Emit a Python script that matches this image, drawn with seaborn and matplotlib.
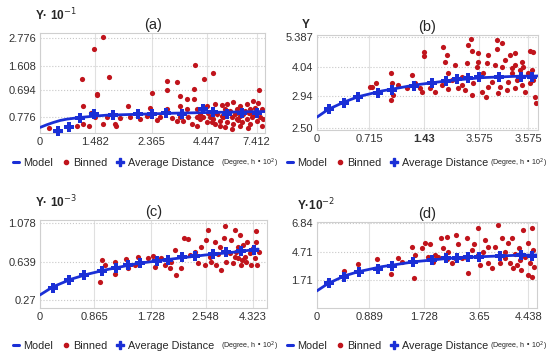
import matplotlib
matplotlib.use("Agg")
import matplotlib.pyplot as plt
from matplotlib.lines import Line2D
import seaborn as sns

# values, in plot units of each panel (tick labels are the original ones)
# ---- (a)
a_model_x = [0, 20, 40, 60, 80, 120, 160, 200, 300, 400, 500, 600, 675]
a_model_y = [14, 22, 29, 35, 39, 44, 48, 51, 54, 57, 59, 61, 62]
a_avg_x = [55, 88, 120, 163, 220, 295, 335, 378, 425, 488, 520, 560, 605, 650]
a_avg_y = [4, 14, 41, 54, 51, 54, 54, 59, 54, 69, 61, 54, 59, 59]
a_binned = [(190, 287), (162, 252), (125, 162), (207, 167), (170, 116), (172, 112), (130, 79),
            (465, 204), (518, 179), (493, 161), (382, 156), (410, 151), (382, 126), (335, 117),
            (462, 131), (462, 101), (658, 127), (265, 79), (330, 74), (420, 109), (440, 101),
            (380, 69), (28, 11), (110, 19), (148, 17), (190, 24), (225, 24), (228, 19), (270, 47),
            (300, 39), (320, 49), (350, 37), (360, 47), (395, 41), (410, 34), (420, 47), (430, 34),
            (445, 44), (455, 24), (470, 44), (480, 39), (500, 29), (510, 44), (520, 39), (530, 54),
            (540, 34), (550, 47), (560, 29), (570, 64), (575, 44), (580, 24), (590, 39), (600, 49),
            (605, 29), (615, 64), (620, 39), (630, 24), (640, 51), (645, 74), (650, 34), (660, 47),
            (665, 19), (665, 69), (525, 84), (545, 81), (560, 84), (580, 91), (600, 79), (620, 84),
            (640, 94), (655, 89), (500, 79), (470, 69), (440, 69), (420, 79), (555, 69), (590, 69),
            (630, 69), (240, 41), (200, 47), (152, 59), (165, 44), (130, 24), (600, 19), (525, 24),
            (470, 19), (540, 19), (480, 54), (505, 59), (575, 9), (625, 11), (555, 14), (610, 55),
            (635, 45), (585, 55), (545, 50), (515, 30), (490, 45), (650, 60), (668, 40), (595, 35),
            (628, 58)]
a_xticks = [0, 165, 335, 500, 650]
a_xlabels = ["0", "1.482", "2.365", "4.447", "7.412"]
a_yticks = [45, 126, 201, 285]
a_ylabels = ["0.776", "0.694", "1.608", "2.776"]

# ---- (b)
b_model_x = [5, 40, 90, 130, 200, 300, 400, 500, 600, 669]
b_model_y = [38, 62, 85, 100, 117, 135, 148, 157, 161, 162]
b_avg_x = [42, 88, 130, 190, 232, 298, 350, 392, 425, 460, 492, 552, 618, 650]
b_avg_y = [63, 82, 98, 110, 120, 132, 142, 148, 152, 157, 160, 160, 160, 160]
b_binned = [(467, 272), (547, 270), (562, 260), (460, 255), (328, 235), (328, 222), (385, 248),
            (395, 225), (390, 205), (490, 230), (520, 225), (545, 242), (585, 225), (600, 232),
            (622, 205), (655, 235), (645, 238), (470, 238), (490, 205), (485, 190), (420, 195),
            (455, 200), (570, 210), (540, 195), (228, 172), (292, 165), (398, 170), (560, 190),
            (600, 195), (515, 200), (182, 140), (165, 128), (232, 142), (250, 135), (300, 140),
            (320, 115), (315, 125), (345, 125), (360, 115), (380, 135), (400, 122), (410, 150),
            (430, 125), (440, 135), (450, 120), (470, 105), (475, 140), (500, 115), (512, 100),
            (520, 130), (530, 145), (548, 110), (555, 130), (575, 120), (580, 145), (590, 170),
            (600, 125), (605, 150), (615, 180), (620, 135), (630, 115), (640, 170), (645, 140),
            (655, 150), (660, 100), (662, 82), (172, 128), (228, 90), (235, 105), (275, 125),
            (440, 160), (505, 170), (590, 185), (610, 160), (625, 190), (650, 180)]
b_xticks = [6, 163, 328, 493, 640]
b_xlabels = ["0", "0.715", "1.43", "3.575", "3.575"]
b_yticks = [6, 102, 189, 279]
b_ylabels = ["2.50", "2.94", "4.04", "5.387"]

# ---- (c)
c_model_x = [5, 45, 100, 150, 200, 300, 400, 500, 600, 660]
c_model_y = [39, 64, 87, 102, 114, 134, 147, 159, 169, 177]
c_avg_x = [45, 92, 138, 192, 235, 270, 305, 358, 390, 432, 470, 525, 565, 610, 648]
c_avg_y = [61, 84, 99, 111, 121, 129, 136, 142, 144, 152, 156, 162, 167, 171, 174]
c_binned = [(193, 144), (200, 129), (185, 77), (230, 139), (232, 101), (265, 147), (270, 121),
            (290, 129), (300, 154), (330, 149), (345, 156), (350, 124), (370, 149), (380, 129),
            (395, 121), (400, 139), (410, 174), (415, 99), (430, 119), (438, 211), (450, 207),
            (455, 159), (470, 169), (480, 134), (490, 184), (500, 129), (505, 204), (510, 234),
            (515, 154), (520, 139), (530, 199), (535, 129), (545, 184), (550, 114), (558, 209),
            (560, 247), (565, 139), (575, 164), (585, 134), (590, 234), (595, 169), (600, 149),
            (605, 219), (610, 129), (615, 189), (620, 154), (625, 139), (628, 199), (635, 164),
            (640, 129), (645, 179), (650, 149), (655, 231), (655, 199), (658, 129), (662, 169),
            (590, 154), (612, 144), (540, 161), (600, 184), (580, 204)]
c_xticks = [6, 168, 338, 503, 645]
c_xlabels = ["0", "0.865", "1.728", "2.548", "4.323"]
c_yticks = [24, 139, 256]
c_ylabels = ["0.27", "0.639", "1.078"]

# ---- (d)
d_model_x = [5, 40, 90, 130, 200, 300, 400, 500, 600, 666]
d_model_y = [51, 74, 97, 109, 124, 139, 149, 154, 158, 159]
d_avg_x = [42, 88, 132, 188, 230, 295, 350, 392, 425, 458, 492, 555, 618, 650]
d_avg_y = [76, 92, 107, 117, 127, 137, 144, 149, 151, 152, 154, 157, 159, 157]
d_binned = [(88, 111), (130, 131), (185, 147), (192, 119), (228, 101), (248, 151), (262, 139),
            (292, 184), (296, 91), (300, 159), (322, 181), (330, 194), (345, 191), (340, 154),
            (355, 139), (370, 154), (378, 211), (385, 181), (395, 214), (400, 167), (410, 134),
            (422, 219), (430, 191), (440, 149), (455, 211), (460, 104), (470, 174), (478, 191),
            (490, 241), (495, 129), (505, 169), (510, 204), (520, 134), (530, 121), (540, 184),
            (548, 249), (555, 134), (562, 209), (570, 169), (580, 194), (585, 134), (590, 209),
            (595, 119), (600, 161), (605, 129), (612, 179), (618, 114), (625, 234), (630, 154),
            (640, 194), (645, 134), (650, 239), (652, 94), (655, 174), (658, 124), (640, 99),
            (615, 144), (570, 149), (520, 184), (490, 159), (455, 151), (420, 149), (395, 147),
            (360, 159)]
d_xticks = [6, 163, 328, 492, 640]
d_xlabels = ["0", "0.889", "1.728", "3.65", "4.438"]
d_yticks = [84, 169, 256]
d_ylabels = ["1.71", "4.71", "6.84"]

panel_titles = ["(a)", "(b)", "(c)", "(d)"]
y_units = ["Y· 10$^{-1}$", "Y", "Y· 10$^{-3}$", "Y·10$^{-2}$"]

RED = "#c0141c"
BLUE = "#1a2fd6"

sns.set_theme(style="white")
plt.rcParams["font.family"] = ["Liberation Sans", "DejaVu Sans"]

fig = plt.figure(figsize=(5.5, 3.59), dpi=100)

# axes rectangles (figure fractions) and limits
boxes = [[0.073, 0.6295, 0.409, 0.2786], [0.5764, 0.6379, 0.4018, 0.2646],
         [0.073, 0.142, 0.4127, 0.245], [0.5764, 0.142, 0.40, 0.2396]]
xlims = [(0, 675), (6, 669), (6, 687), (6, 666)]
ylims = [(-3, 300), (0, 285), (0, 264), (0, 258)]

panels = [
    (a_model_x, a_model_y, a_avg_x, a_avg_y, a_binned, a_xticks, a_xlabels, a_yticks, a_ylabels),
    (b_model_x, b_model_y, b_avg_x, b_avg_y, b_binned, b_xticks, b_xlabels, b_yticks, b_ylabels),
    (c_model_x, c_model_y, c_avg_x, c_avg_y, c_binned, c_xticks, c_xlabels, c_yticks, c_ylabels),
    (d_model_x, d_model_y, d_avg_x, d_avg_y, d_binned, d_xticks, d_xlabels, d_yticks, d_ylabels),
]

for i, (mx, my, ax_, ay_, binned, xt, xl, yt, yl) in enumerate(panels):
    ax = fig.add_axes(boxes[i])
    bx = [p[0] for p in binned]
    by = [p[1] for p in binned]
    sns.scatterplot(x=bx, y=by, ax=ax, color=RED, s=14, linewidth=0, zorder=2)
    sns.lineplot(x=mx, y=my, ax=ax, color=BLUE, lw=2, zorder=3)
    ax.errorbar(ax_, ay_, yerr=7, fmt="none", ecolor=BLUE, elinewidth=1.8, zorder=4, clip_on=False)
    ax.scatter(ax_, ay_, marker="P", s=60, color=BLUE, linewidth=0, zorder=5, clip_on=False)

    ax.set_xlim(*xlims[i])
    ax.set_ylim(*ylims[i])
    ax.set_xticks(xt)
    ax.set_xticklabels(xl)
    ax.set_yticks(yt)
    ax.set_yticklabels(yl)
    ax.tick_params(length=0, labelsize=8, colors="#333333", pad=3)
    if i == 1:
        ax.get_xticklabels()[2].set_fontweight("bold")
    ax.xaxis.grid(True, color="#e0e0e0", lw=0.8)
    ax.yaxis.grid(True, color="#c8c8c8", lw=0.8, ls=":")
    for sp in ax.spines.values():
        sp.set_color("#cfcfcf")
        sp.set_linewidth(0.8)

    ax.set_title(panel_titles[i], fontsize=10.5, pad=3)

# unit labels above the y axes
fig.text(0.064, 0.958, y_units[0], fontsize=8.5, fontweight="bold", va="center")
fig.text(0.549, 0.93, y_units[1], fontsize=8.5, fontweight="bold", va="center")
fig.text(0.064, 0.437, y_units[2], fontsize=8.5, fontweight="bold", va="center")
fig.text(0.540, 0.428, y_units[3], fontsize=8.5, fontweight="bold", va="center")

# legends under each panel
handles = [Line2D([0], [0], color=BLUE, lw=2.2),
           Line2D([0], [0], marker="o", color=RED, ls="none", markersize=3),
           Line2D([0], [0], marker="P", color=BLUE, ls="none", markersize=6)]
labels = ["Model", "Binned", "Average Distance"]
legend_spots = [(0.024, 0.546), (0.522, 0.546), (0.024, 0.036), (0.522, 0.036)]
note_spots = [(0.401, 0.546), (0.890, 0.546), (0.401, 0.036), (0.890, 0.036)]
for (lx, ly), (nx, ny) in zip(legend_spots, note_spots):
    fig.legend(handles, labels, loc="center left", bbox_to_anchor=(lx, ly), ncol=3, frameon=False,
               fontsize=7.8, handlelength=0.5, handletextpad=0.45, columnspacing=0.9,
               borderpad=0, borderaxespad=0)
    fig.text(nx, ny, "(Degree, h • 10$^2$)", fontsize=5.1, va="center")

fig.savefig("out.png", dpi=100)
_ _ _
**Written exercise**: Please take the lines from the beginning of the data above through the line holding "import seaborn as sns" and transcribe them exactly, without any pictures.

**Answer to this problem**:
Emit a Python script that matches this image, drawn with seaborn and matplotlib.
import matplotlib
matplotlib.use("Agg")
import matplotlib.pyplot as plt
from matplotlib.lines import Line2D
import seaborn as sns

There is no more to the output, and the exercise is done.